Vernazza!! There you Are!
Before long we began to see glimpses of Vernazza in the distance. Yes!! We were almost there… almost. We had gone up approximately 550 meters and now we had to go back down. I think the descent was harder on the body than the climb. My knees! And it wasn’t just me. We were all feeling it. But we were glad to see the light at the end of the tunnel.
Seeing Vernazza in the distance gave us motivation. When you fully see Vernazza’s harbor, it is just stunning. The turquoise water sparkles like a gem and the sun washed buildings give it a storybook appearance. The church bell tower stands tall as does the castle lookout on the farther cliff. We stood there and gazed at it all for a few moments to take it all in. Or maybe we just needed to rest. 😊
Vernazza! We made it!
We entered town through a small tunnel and directly into a winding alley with colorful stone buildings towering on both sides of us. It is so quaint and has that authentic old world feeling that transports you to the past.

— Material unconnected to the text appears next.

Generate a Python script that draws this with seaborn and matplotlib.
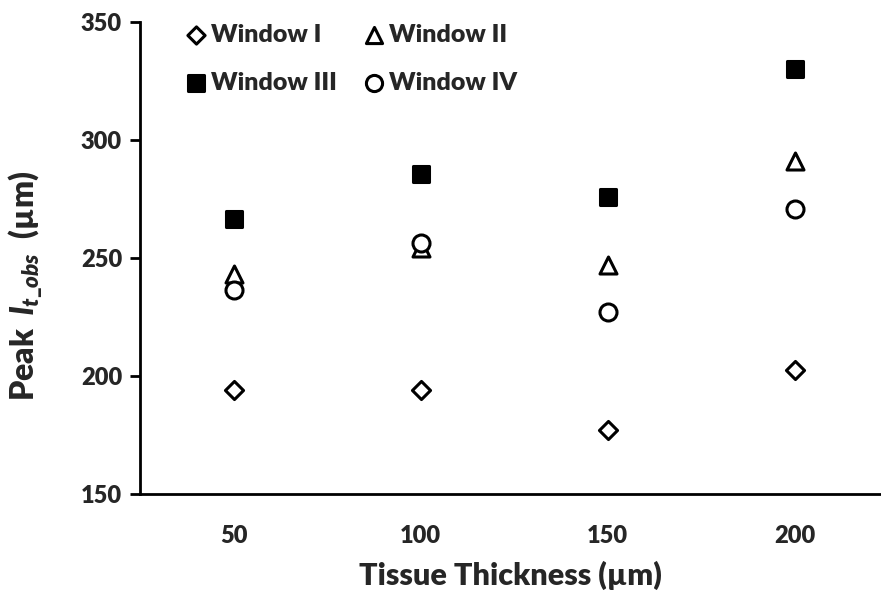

The main square, Piazza Marconi, faces the harbor. The small beach was packed with sun lovers and people cooling off in the crystal-clear water. The piazza is surrounded by restaurants and shops. The restaurants here are a sea food lover’s dream! We found a great place to eat and took our place on the patio seat that overlooked the harbor. After a long relaxing lunch, we strolled through the town and found some gelato.
The yellow church with the beautiful bell tower is Chiesa di Santa Margherita di Antiochia. It has stood there since the 14th century. Overnighters in Vernazza will be glad to know the church bells do not ring at night.The Castello Doria watch tower was once used to guard the town against invading pirates. Now it is the only part of the castle that remains and still offers great views from the top. After strolling around Vernazza all afternoon we took the train back to Monterosso. That evening we laid on the beach, had a huge pasta dinner at La Canitna di Miky on the promenade, and slept like babies.